GOP Candidates Target Unions in Education Summit

In the first education summit for the 2016 election, six of the 17 GOP candidates spoke to moderator and former CNN anchor Campbell Brown on their education policies and what they'll do for education reform if elected president.

The topics ranged on everything from what will the future of the classroom look like (which most candidates answered with advanced technology) to who an influential teacher was in their schooling. But of the variety of topics discussed, the GOP candidates all tended to agree on one thing: that teachers unions are harmful to education.

Many of the candidates who spoke have battled teachers unions in their own states, notably Chris Christie and Scott Walker.

Former Florida Gov. Jeb Bush kicked off the summit and said that "the union is not there to talk about rising student achievement; their job is to collectively bargain." He criticized those who support and fund teachers unions, calling out New York City Mayor Bill DeBlasio and referring to unions as a "thriving business for bureaucracies."

While Carly Fiorina has not battled with unions, she did have some harsh words for teachers unions. She said that teachers unions reward seniority when it comes to determining which teachers stay and which ones go. "A seniority system over time rewards you for just sitting in the chair and anybody trying to do a good job gets discouraged" said Fiorina.

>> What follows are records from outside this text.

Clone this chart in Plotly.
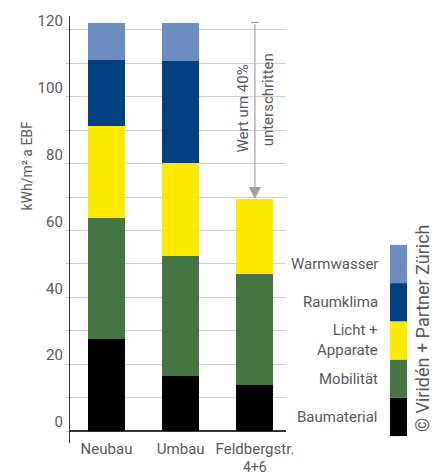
import plotly.graph_objects as go

# ---- data ----
categories = ["Neubau", "Umbau", "Feldbergstr.", "4+6"]  # last entry = second line of 3rd label
components = ["Baumaterial", "Mobilität", "Licht +<br>Apparate", "Raumklima", "Warmwasser"]
baumaterial = [27.6, 16.6, 13.9]
mobilitaet = [36.1, 35.8, 33.2]
licht_apparate = [27.6, 27.9, 22.3]
raumklima = [19.6, 30.5, 0.0]
warmwasser = [11.3, 11.3, 0.0]
y_tick_values = list(range(0, 121, 10))
y_tick_labels = [str(v) if v % 20 == 0 else "" for v in y_tick_values]
annotation_lines = ["Wert um 40%", "unterschritten"]
copyright_text = "© Viridén + Partner Zürich"
y_title = "kWh/m² a EBF"

colors = ["#000000", "#457543", "#ffeb00", "#023f80", "#6a8cbf"]
series = [baumaterial, mobilitaet, licht_apparate, raumklima, warmwasser]

TXT = "#58595b"
FONT = "Roboto"

# layout geometry (pixels)
W, H = 445, 476
ML, MR, MT, MB = 70, 159, 12, 33
PW, PH = W - ML - MR, H - MT - MB


def px_x(px):
    return (px - ML) / PW


def px_y(py):
    return (H - MB - py) / PH


xpos = [0, 1, 2]
fig = go.Figure()
for name, vals, col in zip(components, series, colors):
    fig.add_trace(go.Bar(x=xpos, y=vals, name=name, width=0.5,
                         marker=dict(color=col, line=dict(width=0)),
                         showlegend=False))

total_ref = sum(s[0] for s in series)
total_new = sum(s[2] for s in series)

shapes = []
annotations = []

# white mask behind the rotated note
shapes.append(dict(type="rect", xref="x", yref="y", x0=1.74, x1=2.31,
                   y0=83.5, y1=116, fillcolor="white", line=dict(width=0),
                   layer="below"))
# cap at top of arrow
shapes.append(dict(type="line", xref="x", yref="y", x0=2 - 0.05, x1=2 + 0.05,
                   y0=total_ref, y1=total_ref, line=dict(color="#9fa2a6", width=1.2)))

# arrow from reference total to new total
annotations.append(dict(x=2, y=total_new, ax=2, ay=total_ref, xref="x", yref="y",
                        axref="x", ayref="y", showarrow=True, arrowhead=2,
                        arrowsize=2, arrowwidth=1.2, arrowcolor="#9fa2a6",
                        standoff=0, text=""))
annotations.append(dict(x=1.84, y=96.5, xref="x", yref="y", text=annotation_lines[0],
                        textangle=-90, showarrow=False, xanchor="center", yanchor="middle",
                        font=dict(family=FONT, size=15, color=TXT)))
annotations.append(dict(x=2.18, y=99, xref="x", yref="y", text=annotation_lines[1],
                        textangle=-90, showarrow=False, xanchor="center", yanchor="middle",
                        font=dict(family=FONT, size=15, color=TXT)))

# second line of 3rd category label
annotations.append(dict(x=2, y=px_y(467), xref="x", yref="paper", text=categories[3],
                        showarrow=False, xanchor="center", yanchor="middle",
                        font=dict(family=FONT, size=14, color=TXT)))

# y axis title
annotations.append(dict(x=px_x(27), y=px_y(163), xref="paper", yref="paper",
                        text=y_title, textangle=-90, showarrow=False,
                        xanchor="center", yanchor="middle",
                        font=dict(family=FONT, size=14, color=TXT)))

# custom legend (colour column + right-aligned labels)
blk_h = 38.6
bottom = 436
for i, (name, col) in enumerate(zip(components, colors)):
    y1 = bottom - i * blk_h
    y0 = y1 - blk_h
    shapes.append(dict(type="rect", xref="paper", yref="paper",
                       x0=px_x(390), x1=px_x(407), y0=px_y(y1), y1=px_y(y0),
                       fillcolor=col, line=dict(width=0)))
    annotations.append(dict(x=px_x(380), y=px_y((y0 + y1) / 2), xref="paper", yref="paper",
                            text=name, showarrow=False, xanchor="right", yanchor="middle",
                            align="right",
                            font=dict(family=FONT, size=15, color=TXT)))

annotations.append(dict(x=px_x(422), y=px_y(327), xref="paper", yref="paper",
                        text=copyright_text, textangle=-90, showarrow=False,
                        xanchor="center", yanchor="middle",
                        font=dict(family=FONT, size=18, color=TXT)))

fig.update_layout(
    width=W, height=H,
    margin=dict(l=ML, r=MR, t=MT, b=MB, pad=0),
    barmode="stack",
    plot_bgcolor="white", paper_bgcolor="white",
    font=dict(family=FONT, color=TXT, size=15),
    shapes=shapes, annotations=annotations,
    xaxis=dict(range=[-0.492, 2.419], tickvals=xpos, ticktext=categories[:3],
               showgrid=False, zeroline=False, showline=False, ticks="",
               ticklabelstandoff=-5,
               tickfont=dict(family=FONT, size=15, color=TXT)),
    yaxis=dict(range=[-(12 / 3.375), 124.15], tickvals=y_tick_values,
               ticktext=y_tick_labels, showgrid=True, gridcolor="#cfcfcf",
               gridwidth=1, ticks="outside", ticklen=3, tickcolor="#cfcfcf",
               showline=True, linecolor="#333333", linewidth=1.3,
               zeroline=True, zerolinecolor="#333333", zerolinewidth=1.5,
               ticklabelshift=-9,
               tickfont=dict(family=FONT, size=15, color=TXT)),
)

fig.write_html("out.html", config={"displayModeBar": False},
               post_script=["document.body.style.margin='0px';"])
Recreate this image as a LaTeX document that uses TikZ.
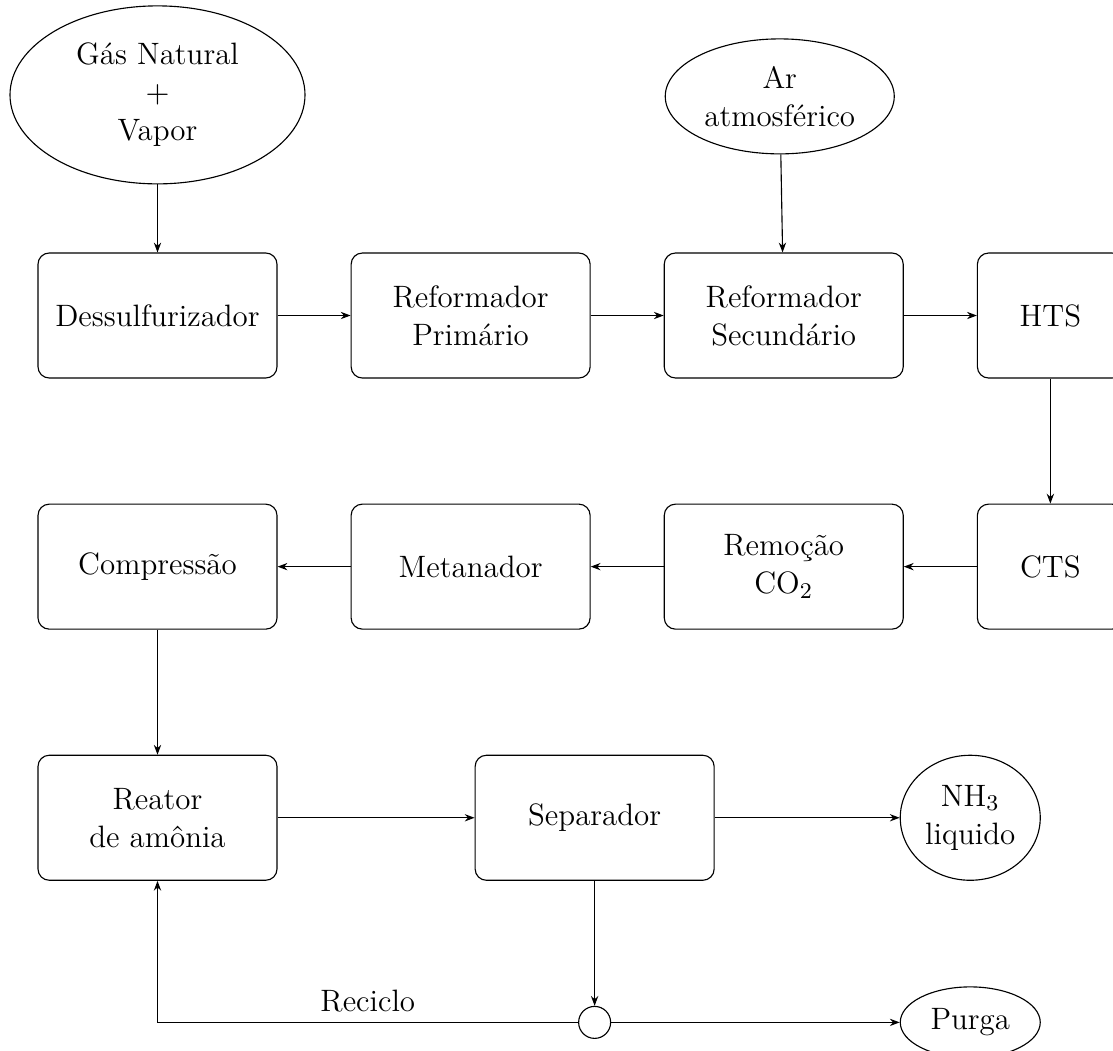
\documentclass[tikz,border=0pt]{standalone}
\usepackage{tikz}
\usetikzlibrary{arrows.meta, positioning, shapes.geometric}

\begin{document}
\begin{tikzpicture}[
  node distance={1.5625cm and 0.9125cm},
  every node/.style={font=\fontsize{11}{13.5}\selectfont, align=center},
  unit/.style={draw, rounded corners=4pt, minimum width=2.9875cm,
    minimum height=1.5625cm},
  unitnarrow/.style={unit, minimum width=1.825cm},
  feed/.style={draw, ellipse, inner sep=0pt},
  flow/.style={-{Stealth[length=3.5pt, width=2.6pt]}},
]
\useasboundingbox (0,0) rectangle (13.9125,-13.125);

% linha 1
\node[unit] (dessulf) at (1.96875,-3.94375) {Dessulfurizador};
\node[unit, right=of dessulf] (refprim) {Reformador\\Primário};
\node[unit, right=of refprim] (refsec) {Reformador\\Secundário};
\node[unitnarrow, right=of refsec] (hts) {HTS};

% alimentacoes
\node[feed, minimum width=3.6875cm, minimum height=2.225cm,
  above=0.85cm of dessulf] (gas) {Gás Natural\\$+$\\Vapor};
\node[feed, minimum width=2.8625cm, minimum height=1.4375cm,
  above=1.225cm of refsec, xshift=-0.05cm] (ar) {Ar\\atmosférico};

% linha 2
\node[unitnarrow, below=of hts] (cts) {CTS};
\node[unit, left=of cts] (remocao) {Remoção\\CO$_2$};
\node[unit, left=of remocao] (metan) {Metanador};
\node[unit, left=of metan] (compr) {Compressão};

% linha 3
\node[unit, below=of compr] (reator) {Reator\\de amônia};
\node[unit, right=2.4625cm of reator] (sep) {Separador};
\node[feed, minimum width=1.75cm, minimum height=1.5625cm,
  right=2.3125cm of sep] (nh3) {NH$_3$\\liquido};
\node[draw, circle, inner sep=0pt, minimum size=0.4cm, below=of sep] (jun) {};
\node[feed, minimum width=1.75cm, minimum height=0.8875cm]
  (purga) at (nh3 |- jun) {Purga};

% conexoes
\draw[flow] (gas) -- (dessulf);
\draw[flow] (ar) -- (refsec);
\draw[flow] (dessulf) -- (refprim);
\draw[flow] (refprim) -- (refsec);
\draw[flow] (refsec) -- (hts);
\draw[flow] (hts) -- (cts);
\draw[flow] (cts) -- (remocao);
\draw[flow] (remocao) -- (metan);
\draw[flow] (metan) -- (compr);
\draw[flow] (compr) -- (reator);
\draw[flow] (reator) -- (sep);
\draw[flow] (sep) -- (nh3);
\draw[flow] (sep) -- (jun);
\draw[flow] (jun) -- (purga);
\draw[flow] (jun.west) -- node[above] {Reciclo} (reator |- jun) -- (reator.south);
\end{tikzpicture}
\end{document}
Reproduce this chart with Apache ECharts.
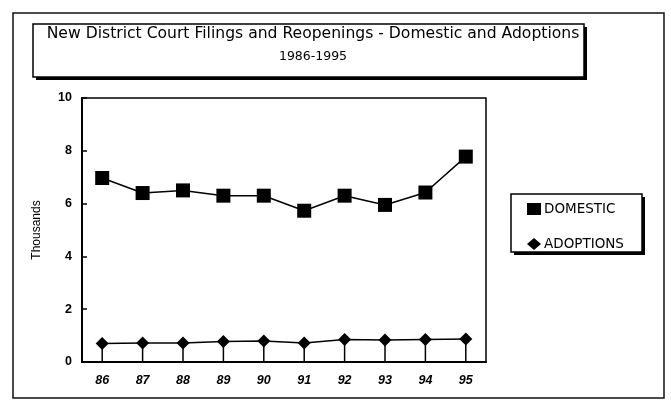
<!DOCTYPE html>
<html>
<head>
<meta charset="utf-8">
<script src="https://cdn.jsdelivr.net/npm/echarts@6/dist/echarts.min.js"></script>
<style>
  html, body { margin: 0; padding: 0; background: #fff; }
  #chart { width: 671px; height: 400px; }
</style>
</head>
<body>
<div id="chart"></div>
<script>
// Filings and reopenings, in thousands, by year
const years = ['86', '87', '88', '89', '90', '91', '92', '93', '94', '95'];
const domestic = [6.97, 6.4, 6.5, 6.3, 6.3, 5.73, 6.3, 5.95, 6.42, 7.78];
const adoptions = [0.7, 0.72, 0.72, 0.78, 0.8, 0.72, 0.85, 0.83, 0.85, 0.87];
const yTicks = [0, 2, 4, 6, 8, 10];

const titleText = 'New District Court Filings and Reopenings - Domestic and Adoptions';
const subTitleText = '1986-1995';

const FONT = '"Liberation Sans", Arial, sans-serif';
const WIDE = '"DejaVu Sans", sans-serif';

const chart = echarts.init(document.getElementById('chart'), null, { renderer: 'canvas' });

chart.setOption({
  backgroundColor: '#ffffff',
  animation: false,
  title: {
    text: titleText,
    subtext: subTitleText,
    left: 308,
    top: 21,
    textAlign: 'center',
    itemGap: 8,
    textStyle: { fontFamily: WIDE, fontSize: 15.6, fontWeight: 'normal', color: '#000' },
    subtextStyle: { fontFamily: WIDE, fontSize: 12.5, fontWeight: 'normal', color: '#000' }
  },
  graphic: [
    // outer frame
    { type: 'rect', shape: { x: 13, y: 13, width: 651, height: 385 },
      style: { fill: 'none', stroke: '#111', lineWidth: 1.5 }, z: -1 },
    // title box shadow + box
    { type: 'rect', shape: { x: 36, y: 27, width: 551, height: 53 },
      style: { fill: '#000' }, z: 0 },
    { type: 'rect', shape: { x: 33, y: 24, width: 551, height: 53 },
      style: { fill: '#fff', stroke: '#000', lineWidth: 1.5 }, z: 0 },
    // legend box shadow + box
    { type: 'rect', shape: { x: 514, y: 197, width: 131, height: 58 },
      style: { fill: '#000' }, z: 0 },
    { type: 'rect', shape: { x: 511, y: 194, width: 131, height: 58 },
      style: { fill: '#fff', stroke: '#000', lineWidth: 1.5 }, z: 0 }
  ],
  legend: {
    orient: 'vertical',
    left: 522,
    top: 197,
    itemWidth: 14,
    itemHeight: 12,
    itemGap: 21,
    z: 5,
    data: [
      { name: 'DOMESTIC', icon: 'rect' },
      { name: 'ADOPTIONS', icon: 'diamond' }
    ],
    textStyle: { fontFamily: WIDE, fontSize: 13.5, fontWeight: 'normal', color: '#000', padding: [0, 0, 0, -2] }
  },
  grid: {
    left: 82, top: 98, right: 185, bottom: 38,
    show: true, borderColor: '#000', borderWidth: 1.5, backgroundColor: 'transparent'
  },
  xAxis: {
    type: 'category',
    data: years,
    boundaryGap: true,
    axisLine: { lineStyle: { color: '#000', width: 2 } },
    axisTick: { show: false },
    axisLabel: { margin: 12, fontFamily: FONT, fontSize: 12.5, fontWeight: 'bold', fontStyle: 'italic', color: '#000' }
  },
  yAxis: {
    type: 'value',
    min: 0, max: 10, interval: 2,
    name: 'Thousands',
    nameLocation: 'middle',
    nameGap: 39,
    nameRotate: 90,
    nameTextStyle: { fontFamily: FONT, fontSize: 12, color: '#000' },
    splitLine: { show: false },
    axisLine: { show: true, lineStyle: { color: '#000', width: 2 } },
    axisTick: { show: true, inside: true, length: 5, lineStyle: { color: '#000', width: 1.5 } },
    axisLabel: {
      margin: 10, fontFamily: FONT, fontSize: 12.5, fontWeight: 'bold', color: '#000',
      formatter: v => (yTicks.indexOf(v) >= 0 ? String(v) : '')
    }
  },
  series: [
    {
      name: 'DOMESTIC',
      type: 'line',
      data: domestic,
      symbol: 'rect',
      symbolSize: 14,
      color: '#000',
      lineStyle: { color: '#000', width: 1.5 },
      itemStyle: { color: '#000' },
      z: 3
    },
    {
      name: 'ADOPTIONS',
      type: 'line',
      data: adoptions,
      symbol: 'diamond',
      symbolSize: 13,
      color: '#000',
      lineStyle: { color: '#000', width: 1.5 },
      itemStyle: { color: '#000' },
      z: 3
    },
    {
      // drop lines from each adoptions point down to the axis
      name: 'adoptionsDrop',
      type: 'bar',
      data: adoptions,
      barWidth: 1.5,
      itemStyle: { color: '#000' },
      z: 2
    }
  ]
});
</script>
</body>
</html>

Ohio Gov. John Kasich cracked a joke during his question and answer on unions saying that if he were king of America, he would eliminate teacher's lounges so they would "quit whining." Regarding the unions, he said, "If we work together, that's fine. If we don't work together, that's not fine."

Scott Walker spoke extensively about his past battles with teachers unions in Wisconsin (including his changes to collective bargaining) and how giving teachers the choice to not unionize created major issues.

Louisiana Gov. Bobby Jindal spent most of his time focusing on how New Orleans reinvented its school system after Hurricane Katrina. When discussing how parents should have more options and choices when it comes to schools, Jindal quoted a member of a LA teachers union to show why their power should be checked: "Parents don’t have a clue when it comes to making choices for their kids."

And as the last candidate of the day to speak, Chris Christie, known for saying that teachers unions need to get punched in the face, continued to use that expression while discussing unions.

The New Jersey governor also declared that if the Supreme Court rules later this year that union members do not have to pay union dues, the unions will collapse and thus that will help education tremendously. "No unions help education" he said.

The second summit will be held for Democratic candidates in Iowa in October.